Умственные наслаждения также не были забыты, и в самый день приезда наших знакомых, Осман-эффенди (так звали гостеприимного хозяина) предложил им посмотреть на пляску цыганок из табора, случившуюся в тот же день в деревушке. Каджа, с самой минуты прощания не перестававшая плакать, вдруг утихла и отвечала томным голосом, что не отказывается от этого развлечения. Габиба со своей стороны объявила, что ее беспокоит горе ее подруги, и что она с ней не расстанется. Напрасно Каджа старалась успокоить ее и умоляла не принуждать себя для нее. Габиба осталась при своем и не оставила Каджи, которая (так сильно действует пример самоотвержения!) хотела было отказаться от предложенного удовольствия, чтобы не расстроить им Габибу; но хозяйка дома положила конец этому трогательному спору, введя цыганок в сени гарема, где находились в то время все женщины.
Между этими цыганскими плясуньями находилась одна, нисколько не похожая ни на плясунью, ни на цыганку. Она сильно смахивала на переодетого мужчину, даже на мужчину только что обрившегося, потому что ее подбородок носил явные следы бороды. Эта странная цыганка и не бралась плясать; она только хвастала своим особенным умением угадывать будущее. Как только Каджа услышала слово гадание, в ней загорелось неодолимое желание узнать судьбу, предназначенную ей Аллахом.

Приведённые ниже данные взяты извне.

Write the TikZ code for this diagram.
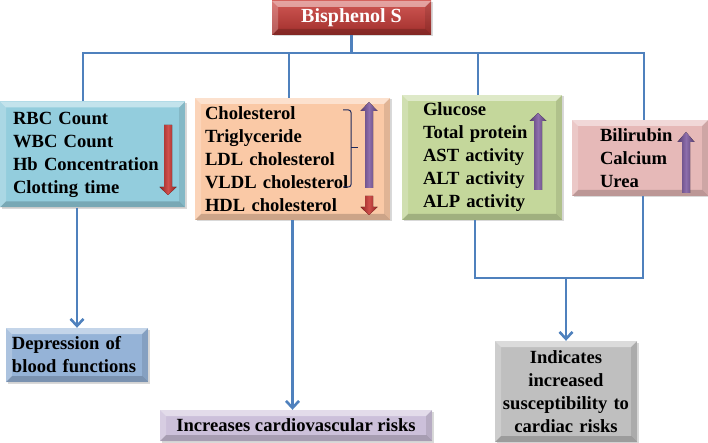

Для этого нужно было только положить свою руку в руку гадальщице и отвечать откровенно на ее вопросы. Каджа охотно согласилась на эти условия. И вот она протянула свою белую руку, развесила уши и готова вполне довериться цыганке. В довершение странности, у этой почтенной женщины грубый бас, вполне согласный с ее мужественной наружностью; но Каджа не останавливается на этих безделицах, когда дело идет о тайнах будущего. Она нисколько не смущается этими низкими нотами, и отвечает также непринужденно, как если б ей делали вопросы самым тонким дискантом.
— Что желаешь ты узнать, благородная госпожа?
— Мою будущую судьбу.
Рука Каджи подверглась подробному рассмотрению.
— Твоя жизнь так тесно связана с жизнью другого человека, что я не могу говорить иначе, как об обоих вас вмести.
— О! Говори, умоляю тебя; о нем-то именно я тревожусь. Всегда ли он будет меня любить? Долго ли проживет? Буду ли я иметь счастье умереть в его объятиях?
— Подожди, подожди немного: я не могу сказать тебе ничего, если ты мне не скажешь все его приметы. Ведь ты говоришь о мужчине. Молодь ли он? Велик ли ростом? Хорош ли собой? Как он одевается? Не припомнишь ли ты еще каких-нибудь примет? Наконец, как его имя?
— Его имя! — воскликнула Каджа торжественно: — Я скорее умру, чем скажу это дорогое, священное имя! Но на прочие вопросы я могу отвечать.
И черкешенка принялась с жаром описывать гадальщице наружность бея. Она пустилась даже в самые мелкие подробности. Так она упомянула о пучке белых волос, замешавшемся в его черные кудри, и о ладанке из зеленого шелка, повешенной у него на шее.